PalFest, the Palestine Festival of Literature took place on the same week as the International Festival of Writers in Jerusalem, yet there was a conscious and total separation between the two festivals.  And, at each, the relationship between literature and politics was markedly different. One one side of the wall, Geoff Dyer, Adam Foulds, Nancy Kricorian  amongst other writers gave readings in different venues  each night taking turns to blog about both their experiences in the West Bank, uploading videos on YouTube of  their travels and attempted travels (necessarily punctuated with the laborious process of the checkpoints).  On the other side Paul Auster and David Grossman discussed the political situation in the region, and when they returned to the more literary topic of a narrative voice, the audience clapped in relief.

The evening I attended at PalFest was in Ramallah and took place the beautiful courtyard outside the office of poet Mahmoud Darwish. The readings were wide ranging; Geoff Dyer sensitively relayed a story about the etiquette of queuing (something this audience was very familiar with). Nancy Kricorian read from her powerful and beautifully written novel, Zabelle, a story of her Armenian Grandmother fleeing the Turks.  Adam Foulds’ reading was a more disturbing choice, an excerpt from his narrative poem, ‘The Broken Word’, a fictional account of the Mau Mau uprising in Kenya. The excerpt described a massacre and the rape of a young girl. It seemed arbitrary and gratuitous and for an evening made up almost entirely of readings, a strange offering. Finally, Palestinian writer Mahmoud Shuqeir lightened the tone with a story of bringing Michael Jackson, Naomi Campbell and Donald Rumsfeld to Ramallah; a complicated tale of dogs and poisoned food which results in a trip to Guantanamo for his uncle.

“The theft of language is one of the most lasting forms of violence” affirms Arundhati Roy in a recorded message, reinforcing how necessary this festival is.  She was unable to attend the festival and so instead sent a video. Phillip Pullman also sent a message of support for the festival (you can see this one online) wishing success for this year and for ‘as long as the festival needs to exist’. There is a distinction between a festival that simply exists and one that needs to exist. This one clearly falls into the second category and there is an understandable sense of urgency in the activism surrounding the festival. Presumably, the graduation is, one day, a context which would allow the festival to concentrate on its writing, and to feature more homegrown Arabic-language writers. In some ways it seems like a puzzling concept, a group of writers who are predominantly English speakers tour round the West Bank giving readings from books in English, many of the books have not yet been translated into Arabic.
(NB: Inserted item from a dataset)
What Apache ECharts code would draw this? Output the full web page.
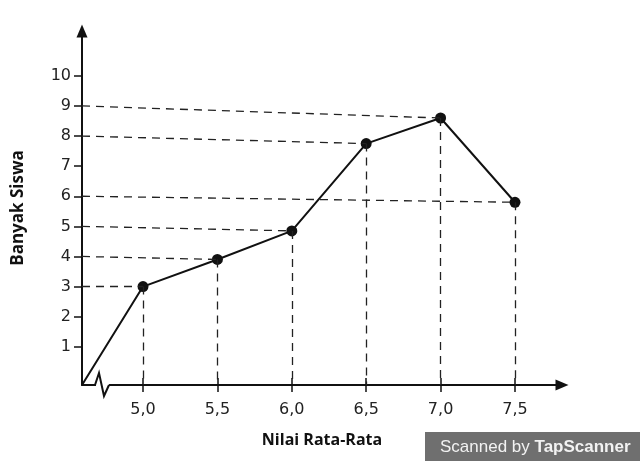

I returned to the other festival in Jerusalem to hear Nicole Krauss in conversation with Ahron Appelfeld. Their admiration for each other’s writing was clear. Appelfeld asked, ‘Why are you a Jewish writer?’  Perhaps he feels that, as an Israeli writer whose childhood was the Holocaust he has no choice. Krauss, however could choose otherwise. She explained that although she feels American, the U.S. is too large to actually represent anything other than a very specific part. And this is the part that she knows. Her forthcoming novel, Great House (which is due out in the UK in  next February) focuses on Yochanan Ben Zakkai and the reconstruction of Judaism after the destruction of the second temple.

She admitted that all the praise from Appelfeld on the specifically Jewish quality of her writing would haunt her  if she would consider a departure from this focus in her future work.  She and Safran Foer are about to move to Jerusalem for a few months so the departure doesn’t seem imminent.

“I have another question,” said Krauss.  “I once heard one of my favorite directors, Krzysztof Kieslowski, speaking after the fall of Communism.  He didn’t want to make films any more, he wanted to quit.  Under Communism he had a direct communication with the audience, they understood the symbols, every gesture.  In Israel you have an audience that understands your subtext, the secrets within the language.  I wonder what it’s like to write for an audience like that?”

“When I came to Israel,” Appelfeld recalled, “I didn’t speak Hebrew.  I began at the kibbutz, working in the field, learning Hebrew.  I wanted to create a home, a space for me, so I began to write.  When I was 26 I came to a publisher with a collection of short stories about my coming to Israel, being alien in this hot country, about not understanding what it is, about the longing to go back to the forests, even to the ghetto.  A publisher looked at me – you want to publish these decadent stories? What kind of fantasies are these? You should write about real life—kibbutz, army, not about people who have lost their homes.”

“In the 1950s socialist realism was very strong.  It was a very ideological country.  You served the country, so you should write socialist realism, not about your experience.  Individuality was not a value.  But literature is individuality.”

This brought the previous evening in Ramallah.  The experience of writing and the act of reading may be solitary  pursuits, but a literary festival is a public expression of these. It is at these forums when the relationship between literature and a national ideology comes to the fore  and it is telling that the politics overwhelmed the literature at Palfest whilst at the Israeli festival, solely fiction writers were featured, and politics awkwardly emerged in the silences, and when they did, it was not necessarily what the audiences wanted to hear.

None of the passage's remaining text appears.